The piece opens – and certainly did in performance – de profundis (or rather ‘du fond de l’abîme’): dark, deep, with an
intense sense of drama that pervades, impels its twenty-five minutes or so as a
whole. This was a true invocation: ‘je t’invoque, lahvé, Adonaï’. In melody and harmony it seemed very much
haunted by the First World War, during which it was composed (1914-17). Chorus
and orchestra alike offered clarity, warmth, and heft too. As will always be
the case with such a work, I could not help but think of other music of which
it reminded me: occasionally, perhaps ironically, Vaughan Williams (via
Ravel?), even some of Szymanowski’s choral writing, although it has none of
that composer’s complexity. Debussy too, in St
Sebastian mode? And yet it could certainly never be pinned down to
influence, nor to ‘voice’. If Ravel at all, it was the Ravel of the Left Hand
Piano Concerto – yet that was, of course, still to come: more than a decade
later. Spitting, sinful song of the chorus – ‘Si tu prende garde aus péchés…’ –
found itself transformed by the rich, dark, almost instrumental mezzo-soprano
of Gringytė, duetting with various orchestral soloists (and a tenor from the
chorus), and vice versa. This was
undoubtedly a personal response to the hallowed text – yet sincerity, as
Stravinsky reminded us, is never enough; it may not be necessary. The true
mastery of this setting meant that, just as with many ‘bigger names’, the
question never arose. Here was an ultimate illumination that was anything but
naïve.
Debussy had preceded the psalm,
with that foundational work of musical modernity, Prélude à l’après-midi d’un faune. Exquisitely soft and – yes, that
inevitable word – languorous, its opening sounded slower than usual – not,
however, to its detriment. Morlot caressed Debussy’s lines, had them luxuriate,
in a way that is now a little unfashionable. Yet if phrase endings were often
held back, this was no mannerism; the method made sense, just as it did when
some phrases were lightly pushed, momentum building, the goal justly vague.
(This is not Beethoven!) Indeterminacy may not have been born here; at the very
least it seemed to have been instantiated. At times, we seemed not so very far
from the world of Klangfarbenmelodie.
Perhaps.
Nocturnes followed the interval.

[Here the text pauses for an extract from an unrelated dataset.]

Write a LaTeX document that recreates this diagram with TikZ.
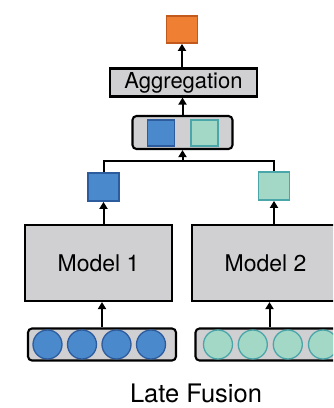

There was no
doubting here that this was the fully mature Debussy. ‘Nuages’ moved – until it
held back. Harmonic roots in Pelléas
were perhaps unusually apparent. One felt the amorality of Allemonde beneath
this sky. ‘Fêtes’ was vivid, vigorous, proceeding with fine precision and
drama. There was a wonderful, hushed tension as the trumpets, followed by
woodwind, came centre stage. Rhythmic exactitude seemed already to hint at the
Ravel work with which the concert would conclude. (We rightly distinguish
between these two giants of French music, yet sometimes it is worth asking again
what they had in common too – or might do, in performance.) The close sounded
unusually dark, as if invaded by forces that impelled it to the abyss
(Boulanger’s abîme?) The CBSO Youth
Chorus joined for ‘Sirènes’. This was a sirenic seduction that sounded very
much in the line of Debussy’s Épigraphes
antiques – yet with a far keener sense of harmonic adventure. I was put in
mind of Nietzsche, in The Gay Science:
‘at long last our ships may venture out again, venture out to face any danger;
all the daring of the lover of knowledge is permitted again; the sea, our
sea, lies open again; perhaps there has never yet been such an “open sea”.’
Yes, and what dangers have ensued…
Finally came Ravel’s Boléro. The antipathy to this work
bewilders me; or rather, I can understand it at some level without sharing it.
Whether intended as such or no, it comes across – at least in so fine a
performance as this – as experimental, even polemical: indeed as polemical as
anything in Stravinsky. I was especially taken by the way the trombone soloist
and then his section as a whole danced. (Now there is a misunderstood concept –
as if \ must always entail licence!) Indeed all of the CBSO’s soloists and
sections beguiled, in themselves and in combination: held one captive, as
sirens might, at aural arm’s length, rendering us unable and unwilling to turn
away. It was, moreover, quite the ‘French’ sound one heard from the orchestra
as a whole, as it reached that terrible climax. Quite the odyssey!